Normally we are concerned with how many samples we are able to process in a single batch. Without bringing in too many unnecessary details, the size of my data and model is fairly small and I have extra GPU space that I want to use to evaluate multiple sets of *weights* in parallel (like samples are processed in parallel). What I mean by processing multiple sets of weights, is that we will use the same data with the same base model architecture.

I will try to use a minimal example to demonstrate…

Let’s say we have 2 samples, with 2 features

samples = [[3, 7], [9, 4]]

Then we also have 2 sets of weights (a weight and bias for each feature)

w1 = [[2, 7], [9, 5]]

w2 = [[8, 6], [6, 3]]

Our model is sparse and has two output nodes, so we basically just do a simple linear operation on each input feature.

# set model weights to w1

# output = [[3 * 2 + 7, 7 * 9 + 5], [9 * 2 + 7, 4 * 9 + 5]] - > [[13, 68], [25, 41]]

# set model weights to w2

# output = [[3 * 8 + 6, 7 * 6 + 3], [9 * 8 + 6, 4 * 6 + 3]] → [[30, 45], [78, 27]]

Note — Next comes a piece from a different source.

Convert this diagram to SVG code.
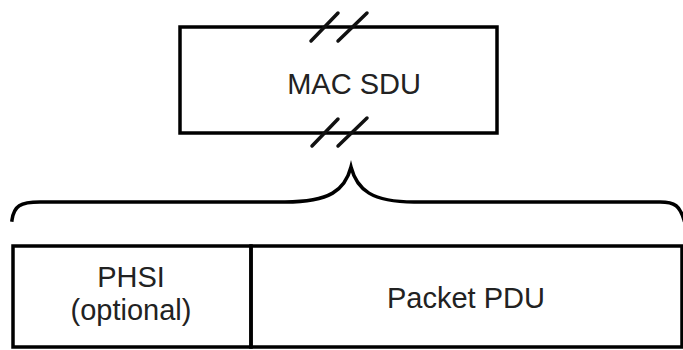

This requires to separate calls for model.predict(), which are done sequentially.

Now what I want to do is create a new model that uses both sets of weights at the same time to produce output like

[[[13, 68], [25, 41]], [[30, 45], [78, 27]]]

The dimension/structure of the output is just for example (not sure if it should be different), however the main goal is that we compute both sets of weights simultaneously to product the output from both sets of model weights, in the same predict(). Meaning the new model architecture should have 8 weights total, following the example above.

I believe that theoretically this should be possible, given that convolutional networks do this sort of thing to some degree, the only difference is that the nodes join back up, whereas here only the input nodes are shared, and the “subnetworks” down to their respective output nodes are kept separate.

Ideally this should be extensible to N sets of weights.